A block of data
┏━━

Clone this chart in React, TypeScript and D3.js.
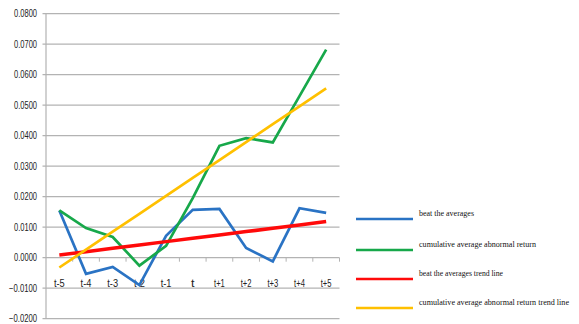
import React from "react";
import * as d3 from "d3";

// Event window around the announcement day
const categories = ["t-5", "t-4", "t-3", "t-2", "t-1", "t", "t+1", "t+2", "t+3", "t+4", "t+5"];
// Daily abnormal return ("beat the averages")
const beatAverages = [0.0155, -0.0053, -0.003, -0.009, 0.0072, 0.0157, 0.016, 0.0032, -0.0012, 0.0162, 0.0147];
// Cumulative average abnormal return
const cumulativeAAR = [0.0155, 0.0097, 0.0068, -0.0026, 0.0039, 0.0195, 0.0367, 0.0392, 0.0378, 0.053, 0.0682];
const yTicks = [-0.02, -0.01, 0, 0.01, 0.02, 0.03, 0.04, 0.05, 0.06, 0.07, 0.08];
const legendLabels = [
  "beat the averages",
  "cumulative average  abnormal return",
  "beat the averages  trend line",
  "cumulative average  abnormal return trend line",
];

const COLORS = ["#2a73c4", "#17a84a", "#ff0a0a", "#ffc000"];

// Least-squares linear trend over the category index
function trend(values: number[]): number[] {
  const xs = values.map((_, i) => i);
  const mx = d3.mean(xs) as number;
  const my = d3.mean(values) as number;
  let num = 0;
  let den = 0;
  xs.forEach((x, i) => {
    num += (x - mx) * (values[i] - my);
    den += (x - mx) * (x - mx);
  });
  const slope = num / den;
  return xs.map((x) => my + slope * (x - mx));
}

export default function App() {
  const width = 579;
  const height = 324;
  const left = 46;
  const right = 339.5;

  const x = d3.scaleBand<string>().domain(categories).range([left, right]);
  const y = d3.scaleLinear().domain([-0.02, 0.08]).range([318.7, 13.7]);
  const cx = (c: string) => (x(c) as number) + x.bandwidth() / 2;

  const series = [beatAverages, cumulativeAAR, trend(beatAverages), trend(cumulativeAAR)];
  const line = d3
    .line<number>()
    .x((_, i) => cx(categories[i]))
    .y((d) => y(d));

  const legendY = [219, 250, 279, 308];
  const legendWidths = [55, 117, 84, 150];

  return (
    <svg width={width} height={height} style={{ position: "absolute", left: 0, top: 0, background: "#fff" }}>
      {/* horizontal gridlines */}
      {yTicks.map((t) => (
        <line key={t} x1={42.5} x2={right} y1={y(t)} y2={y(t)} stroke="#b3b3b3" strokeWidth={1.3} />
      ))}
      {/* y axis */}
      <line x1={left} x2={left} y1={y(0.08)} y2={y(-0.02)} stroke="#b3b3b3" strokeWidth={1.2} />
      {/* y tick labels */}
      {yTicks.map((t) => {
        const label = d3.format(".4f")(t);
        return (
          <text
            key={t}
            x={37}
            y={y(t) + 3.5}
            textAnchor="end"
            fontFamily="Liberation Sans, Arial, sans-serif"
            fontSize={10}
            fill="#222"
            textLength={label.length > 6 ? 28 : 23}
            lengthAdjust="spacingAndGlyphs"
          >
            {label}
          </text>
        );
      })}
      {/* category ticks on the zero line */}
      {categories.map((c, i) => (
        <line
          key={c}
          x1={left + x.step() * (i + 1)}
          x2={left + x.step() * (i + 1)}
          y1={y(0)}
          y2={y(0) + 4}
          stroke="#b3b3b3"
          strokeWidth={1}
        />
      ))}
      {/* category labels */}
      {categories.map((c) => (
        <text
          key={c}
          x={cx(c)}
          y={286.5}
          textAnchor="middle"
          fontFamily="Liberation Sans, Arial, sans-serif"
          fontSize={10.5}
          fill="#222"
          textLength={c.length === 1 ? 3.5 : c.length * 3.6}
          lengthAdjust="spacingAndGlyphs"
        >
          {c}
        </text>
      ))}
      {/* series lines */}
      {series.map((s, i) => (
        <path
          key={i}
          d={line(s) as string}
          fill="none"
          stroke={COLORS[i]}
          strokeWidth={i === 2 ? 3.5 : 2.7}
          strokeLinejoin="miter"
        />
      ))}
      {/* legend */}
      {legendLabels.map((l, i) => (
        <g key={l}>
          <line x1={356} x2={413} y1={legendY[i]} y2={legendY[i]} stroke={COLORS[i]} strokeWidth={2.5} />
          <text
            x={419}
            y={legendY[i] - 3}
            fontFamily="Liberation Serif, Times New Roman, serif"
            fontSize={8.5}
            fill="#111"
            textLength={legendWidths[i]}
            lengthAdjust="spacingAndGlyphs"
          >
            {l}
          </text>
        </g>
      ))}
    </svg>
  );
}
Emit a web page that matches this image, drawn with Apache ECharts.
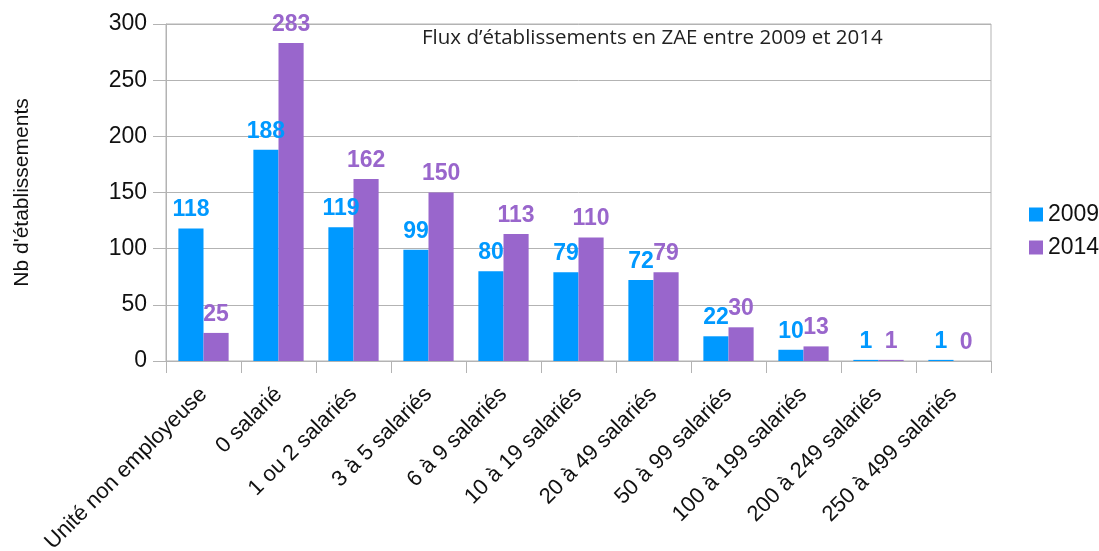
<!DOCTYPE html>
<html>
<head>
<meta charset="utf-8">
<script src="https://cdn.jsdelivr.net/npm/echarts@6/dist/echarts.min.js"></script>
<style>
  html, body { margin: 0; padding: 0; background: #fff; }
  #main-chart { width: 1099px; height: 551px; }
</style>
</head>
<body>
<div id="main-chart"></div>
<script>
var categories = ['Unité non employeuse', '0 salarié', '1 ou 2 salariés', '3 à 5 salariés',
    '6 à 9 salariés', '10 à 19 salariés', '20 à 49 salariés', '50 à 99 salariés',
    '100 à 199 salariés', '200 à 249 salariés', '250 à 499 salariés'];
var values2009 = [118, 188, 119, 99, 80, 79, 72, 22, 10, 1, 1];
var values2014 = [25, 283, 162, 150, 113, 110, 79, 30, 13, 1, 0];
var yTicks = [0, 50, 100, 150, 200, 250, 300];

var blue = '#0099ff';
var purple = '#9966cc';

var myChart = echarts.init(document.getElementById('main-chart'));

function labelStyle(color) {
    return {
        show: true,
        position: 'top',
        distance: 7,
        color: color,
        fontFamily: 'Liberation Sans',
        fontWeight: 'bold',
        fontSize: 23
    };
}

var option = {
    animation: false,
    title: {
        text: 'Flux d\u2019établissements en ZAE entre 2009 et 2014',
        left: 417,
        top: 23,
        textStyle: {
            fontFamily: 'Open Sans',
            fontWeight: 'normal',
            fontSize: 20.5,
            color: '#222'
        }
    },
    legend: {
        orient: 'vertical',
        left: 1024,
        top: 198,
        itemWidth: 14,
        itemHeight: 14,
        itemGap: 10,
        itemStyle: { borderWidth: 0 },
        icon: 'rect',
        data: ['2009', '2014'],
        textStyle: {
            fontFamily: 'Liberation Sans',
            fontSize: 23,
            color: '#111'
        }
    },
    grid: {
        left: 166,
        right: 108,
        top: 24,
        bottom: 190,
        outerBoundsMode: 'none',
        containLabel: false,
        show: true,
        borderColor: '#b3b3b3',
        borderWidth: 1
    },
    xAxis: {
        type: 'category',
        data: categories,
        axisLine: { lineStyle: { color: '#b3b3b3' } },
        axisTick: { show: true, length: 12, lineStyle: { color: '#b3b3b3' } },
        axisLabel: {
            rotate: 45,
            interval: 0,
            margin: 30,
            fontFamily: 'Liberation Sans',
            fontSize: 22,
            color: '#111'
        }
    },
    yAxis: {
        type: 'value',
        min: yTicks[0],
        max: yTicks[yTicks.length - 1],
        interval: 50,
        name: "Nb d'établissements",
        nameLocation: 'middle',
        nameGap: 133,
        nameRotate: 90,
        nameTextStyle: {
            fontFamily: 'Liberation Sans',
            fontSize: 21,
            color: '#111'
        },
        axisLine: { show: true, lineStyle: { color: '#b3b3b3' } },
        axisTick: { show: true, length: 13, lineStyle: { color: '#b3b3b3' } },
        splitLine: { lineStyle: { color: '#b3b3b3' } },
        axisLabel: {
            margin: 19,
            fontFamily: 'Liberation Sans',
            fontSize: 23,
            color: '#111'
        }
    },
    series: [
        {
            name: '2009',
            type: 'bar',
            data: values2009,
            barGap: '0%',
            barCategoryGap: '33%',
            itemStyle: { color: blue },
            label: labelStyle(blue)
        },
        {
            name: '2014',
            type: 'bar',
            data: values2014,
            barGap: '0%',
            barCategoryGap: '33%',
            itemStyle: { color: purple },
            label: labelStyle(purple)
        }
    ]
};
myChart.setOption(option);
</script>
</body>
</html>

┗━━

Description of the task:
Restate word for word every line from the top of the entries above to the line with "import * as", inclusive, and skip any pictures.

Right answer:
Clone this chart in React, TypeScript and D3.js.
import React from "react";
import * as d3 from "d3";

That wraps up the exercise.